FLARE: Fusing Language Models and Collaborative Architectures for Recommender Enhancement
Liam Hebert, Marialena Kyriakidi, Hubert Pham, Krishna Sayana, James Pine, Sukhdeep Sodhi, Ambarish Jash
TL;DR
Problem: conventional item-ID recommender baselines can be optimistic unless baselines are carefully tuned; text metadata shows promise but requires fair comparison. Approach: Flare combines ID embeddings with a frozen text encoder via a Perceiver to fuse textual item context with collaborative signals, trained with MLM and a contrastive loss, plus a critiquing modality to steer predictions. Contributions: updated strong Bert4Rec baselines, competitive performance of Flare on standard and large-vocabulary datasets, introduction of critiquing as an evaluation method, and comprehensive ablations validating component roles.

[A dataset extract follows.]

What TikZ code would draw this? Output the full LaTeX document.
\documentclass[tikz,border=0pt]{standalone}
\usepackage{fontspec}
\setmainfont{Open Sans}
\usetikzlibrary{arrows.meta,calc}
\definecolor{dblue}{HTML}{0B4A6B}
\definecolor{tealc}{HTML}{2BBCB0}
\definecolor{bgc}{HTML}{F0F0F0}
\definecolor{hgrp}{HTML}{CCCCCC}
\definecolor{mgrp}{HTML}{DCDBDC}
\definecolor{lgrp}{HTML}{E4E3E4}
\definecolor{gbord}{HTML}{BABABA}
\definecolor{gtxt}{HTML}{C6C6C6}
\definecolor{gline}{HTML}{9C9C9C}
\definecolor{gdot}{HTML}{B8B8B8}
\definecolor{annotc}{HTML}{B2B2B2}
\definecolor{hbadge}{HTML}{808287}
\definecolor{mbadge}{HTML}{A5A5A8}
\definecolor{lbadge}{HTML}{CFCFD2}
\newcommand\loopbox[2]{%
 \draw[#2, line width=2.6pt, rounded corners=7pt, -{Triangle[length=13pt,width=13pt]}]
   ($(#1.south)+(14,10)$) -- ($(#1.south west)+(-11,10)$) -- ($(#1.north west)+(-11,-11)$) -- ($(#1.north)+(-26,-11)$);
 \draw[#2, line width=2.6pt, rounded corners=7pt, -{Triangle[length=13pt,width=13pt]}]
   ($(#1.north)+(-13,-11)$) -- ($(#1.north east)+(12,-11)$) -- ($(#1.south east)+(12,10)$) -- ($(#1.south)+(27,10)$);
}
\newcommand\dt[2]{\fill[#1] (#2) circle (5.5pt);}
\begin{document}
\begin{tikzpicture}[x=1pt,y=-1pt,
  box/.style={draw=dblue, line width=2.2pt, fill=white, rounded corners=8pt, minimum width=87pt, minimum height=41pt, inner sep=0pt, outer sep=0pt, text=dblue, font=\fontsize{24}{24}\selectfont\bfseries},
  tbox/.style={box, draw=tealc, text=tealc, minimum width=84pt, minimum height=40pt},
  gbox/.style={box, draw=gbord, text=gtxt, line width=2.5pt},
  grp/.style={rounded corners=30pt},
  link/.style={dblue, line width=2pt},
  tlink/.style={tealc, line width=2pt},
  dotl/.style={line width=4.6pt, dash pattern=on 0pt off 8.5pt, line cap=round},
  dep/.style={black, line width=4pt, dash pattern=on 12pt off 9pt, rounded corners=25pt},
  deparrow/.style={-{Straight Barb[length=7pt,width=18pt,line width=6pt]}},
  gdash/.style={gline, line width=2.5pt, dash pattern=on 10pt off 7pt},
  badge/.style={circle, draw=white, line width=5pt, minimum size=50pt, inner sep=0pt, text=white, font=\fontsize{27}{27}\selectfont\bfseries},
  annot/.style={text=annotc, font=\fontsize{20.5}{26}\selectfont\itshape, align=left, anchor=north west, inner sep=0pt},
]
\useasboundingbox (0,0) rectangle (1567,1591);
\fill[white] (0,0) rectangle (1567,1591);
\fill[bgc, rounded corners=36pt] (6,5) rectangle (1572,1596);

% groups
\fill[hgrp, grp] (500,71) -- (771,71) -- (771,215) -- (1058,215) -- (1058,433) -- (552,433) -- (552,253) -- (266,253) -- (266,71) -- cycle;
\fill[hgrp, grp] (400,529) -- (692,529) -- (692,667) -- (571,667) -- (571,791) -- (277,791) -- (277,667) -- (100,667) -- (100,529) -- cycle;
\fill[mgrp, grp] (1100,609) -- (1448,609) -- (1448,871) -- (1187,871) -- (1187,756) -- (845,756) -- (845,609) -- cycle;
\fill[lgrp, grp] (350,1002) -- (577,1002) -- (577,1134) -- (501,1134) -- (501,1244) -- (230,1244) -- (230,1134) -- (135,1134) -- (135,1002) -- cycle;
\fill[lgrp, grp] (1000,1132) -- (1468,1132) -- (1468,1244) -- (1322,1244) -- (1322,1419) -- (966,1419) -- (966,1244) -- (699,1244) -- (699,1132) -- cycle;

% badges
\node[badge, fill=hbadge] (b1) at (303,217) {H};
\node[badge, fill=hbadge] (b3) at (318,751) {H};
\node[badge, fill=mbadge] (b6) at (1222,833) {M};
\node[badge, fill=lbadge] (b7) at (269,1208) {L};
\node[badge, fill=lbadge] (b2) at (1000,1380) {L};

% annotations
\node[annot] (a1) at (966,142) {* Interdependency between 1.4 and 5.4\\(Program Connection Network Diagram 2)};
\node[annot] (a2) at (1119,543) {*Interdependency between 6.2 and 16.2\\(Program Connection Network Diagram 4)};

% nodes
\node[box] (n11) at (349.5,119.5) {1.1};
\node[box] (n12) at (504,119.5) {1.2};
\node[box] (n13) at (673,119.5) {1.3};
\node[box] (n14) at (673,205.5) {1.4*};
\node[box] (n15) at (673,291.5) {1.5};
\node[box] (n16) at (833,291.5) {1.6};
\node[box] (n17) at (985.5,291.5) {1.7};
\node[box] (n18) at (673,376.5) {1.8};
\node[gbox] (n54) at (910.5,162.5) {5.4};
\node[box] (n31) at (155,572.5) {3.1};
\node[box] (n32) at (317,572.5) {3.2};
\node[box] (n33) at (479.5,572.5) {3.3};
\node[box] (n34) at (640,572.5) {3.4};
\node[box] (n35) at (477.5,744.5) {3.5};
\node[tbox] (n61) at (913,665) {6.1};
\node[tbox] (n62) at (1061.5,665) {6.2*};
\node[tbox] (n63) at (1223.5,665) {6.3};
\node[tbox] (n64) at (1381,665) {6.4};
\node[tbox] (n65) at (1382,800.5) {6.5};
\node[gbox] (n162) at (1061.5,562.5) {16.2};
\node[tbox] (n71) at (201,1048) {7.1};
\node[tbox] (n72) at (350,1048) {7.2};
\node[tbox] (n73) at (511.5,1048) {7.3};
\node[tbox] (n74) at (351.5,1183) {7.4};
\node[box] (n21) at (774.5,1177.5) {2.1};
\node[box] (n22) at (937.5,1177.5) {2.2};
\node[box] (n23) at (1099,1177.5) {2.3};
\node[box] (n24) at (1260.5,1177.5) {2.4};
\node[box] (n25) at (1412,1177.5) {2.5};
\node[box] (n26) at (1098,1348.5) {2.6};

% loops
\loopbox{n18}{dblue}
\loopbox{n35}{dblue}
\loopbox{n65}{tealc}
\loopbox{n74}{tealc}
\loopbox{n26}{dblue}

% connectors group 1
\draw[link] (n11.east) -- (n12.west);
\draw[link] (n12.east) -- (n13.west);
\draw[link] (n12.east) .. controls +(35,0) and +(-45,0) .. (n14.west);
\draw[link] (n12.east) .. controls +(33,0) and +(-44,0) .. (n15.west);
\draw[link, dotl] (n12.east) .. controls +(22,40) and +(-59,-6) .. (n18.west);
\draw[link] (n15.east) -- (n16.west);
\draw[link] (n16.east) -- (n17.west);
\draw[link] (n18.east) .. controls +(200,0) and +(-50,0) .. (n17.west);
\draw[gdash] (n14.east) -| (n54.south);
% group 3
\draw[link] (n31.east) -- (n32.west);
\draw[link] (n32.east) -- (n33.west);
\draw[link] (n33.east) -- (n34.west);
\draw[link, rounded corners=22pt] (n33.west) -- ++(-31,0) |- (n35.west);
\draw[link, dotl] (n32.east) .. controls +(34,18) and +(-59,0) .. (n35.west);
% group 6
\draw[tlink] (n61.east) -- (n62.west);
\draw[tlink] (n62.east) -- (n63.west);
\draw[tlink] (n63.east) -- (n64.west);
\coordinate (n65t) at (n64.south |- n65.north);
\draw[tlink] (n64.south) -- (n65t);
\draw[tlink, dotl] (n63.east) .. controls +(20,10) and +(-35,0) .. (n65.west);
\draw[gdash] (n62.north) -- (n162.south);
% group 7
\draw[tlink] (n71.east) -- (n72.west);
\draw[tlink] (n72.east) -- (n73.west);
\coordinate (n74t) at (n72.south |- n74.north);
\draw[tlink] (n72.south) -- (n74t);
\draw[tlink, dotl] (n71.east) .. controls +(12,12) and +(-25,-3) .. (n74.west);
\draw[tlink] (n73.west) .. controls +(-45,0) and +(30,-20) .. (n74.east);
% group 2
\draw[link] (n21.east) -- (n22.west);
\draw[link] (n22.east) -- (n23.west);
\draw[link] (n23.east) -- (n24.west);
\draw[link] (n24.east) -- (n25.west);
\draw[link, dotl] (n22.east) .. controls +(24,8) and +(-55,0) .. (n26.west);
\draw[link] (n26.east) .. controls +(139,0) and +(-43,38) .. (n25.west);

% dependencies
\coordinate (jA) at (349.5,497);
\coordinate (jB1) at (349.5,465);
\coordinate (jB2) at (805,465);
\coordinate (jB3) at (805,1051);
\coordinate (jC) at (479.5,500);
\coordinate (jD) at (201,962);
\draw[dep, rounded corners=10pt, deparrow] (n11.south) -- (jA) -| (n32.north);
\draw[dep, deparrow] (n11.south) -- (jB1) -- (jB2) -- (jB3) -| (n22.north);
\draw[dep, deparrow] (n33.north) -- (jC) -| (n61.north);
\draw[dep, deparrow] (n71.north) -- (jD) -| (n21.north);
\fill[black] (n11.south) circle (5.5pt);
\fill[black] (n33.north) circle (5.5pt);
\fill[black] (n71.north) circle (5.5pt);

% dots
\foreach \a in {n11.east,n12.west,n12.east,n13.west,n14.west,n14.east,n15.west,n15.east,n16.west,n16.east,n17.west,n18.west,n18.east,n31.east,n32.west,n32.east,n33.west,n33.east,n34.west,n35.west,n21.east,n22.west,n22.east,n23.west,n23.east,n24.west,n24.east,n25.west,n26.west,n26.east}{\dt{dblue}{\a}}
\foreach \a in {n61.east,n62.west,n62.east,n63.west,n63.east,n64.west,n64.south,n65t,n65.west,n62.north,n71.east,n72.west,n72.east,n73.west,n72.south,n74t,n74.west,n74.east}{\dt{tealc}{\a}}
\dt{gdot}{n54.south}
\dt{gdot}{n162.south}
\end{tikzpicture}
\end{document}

Significance: demonstrates a scalable, critique-enabled hybrid framework for leveraging textual context in web-scale recommendations, with implications for practical deployment and future research on vocabulary size and in-domain LM tuning.
Abstract
Recent proposals in recommender systems represent items with their textual description, using a large language model. They show better results on standard benchmarks compared to an item ID-only model, such as Bert4Rec. In this work, we revisit the often-used Bert4Rec baseline and show that with further tuning, Bert4Rec significantly outperforms previously reported numbers, and in some datasets, is competitive with state-of-the-art models. With revised baselines for item ID-only models, this paper also establishes new competitive results for architectures that combine IDs and textual descriptions. We demonstrate this with Flare (Fusing Language models and collaborative Architectures for Recommender Enhancement). Flare is a novel hybrid sequence recommender that integrates a language model with a collaborative filtering model using a Perceiver network. Prior studies focus evaluation on datasets with limited-corpus size, but many commercially-applicable recommender systems common on the web must handle larger corpora. We evaluate Flare on a more realistic dataset with a significantly larger item vocabulary, introducing new baselines for this setting. This paper also showcases Flare's inherent ability to support critiquing, enabling users to provide feedback and refine recommendations. We leverage critiquing as an evaluation method to assess the model's language understanding and its transferability to the recommendation task.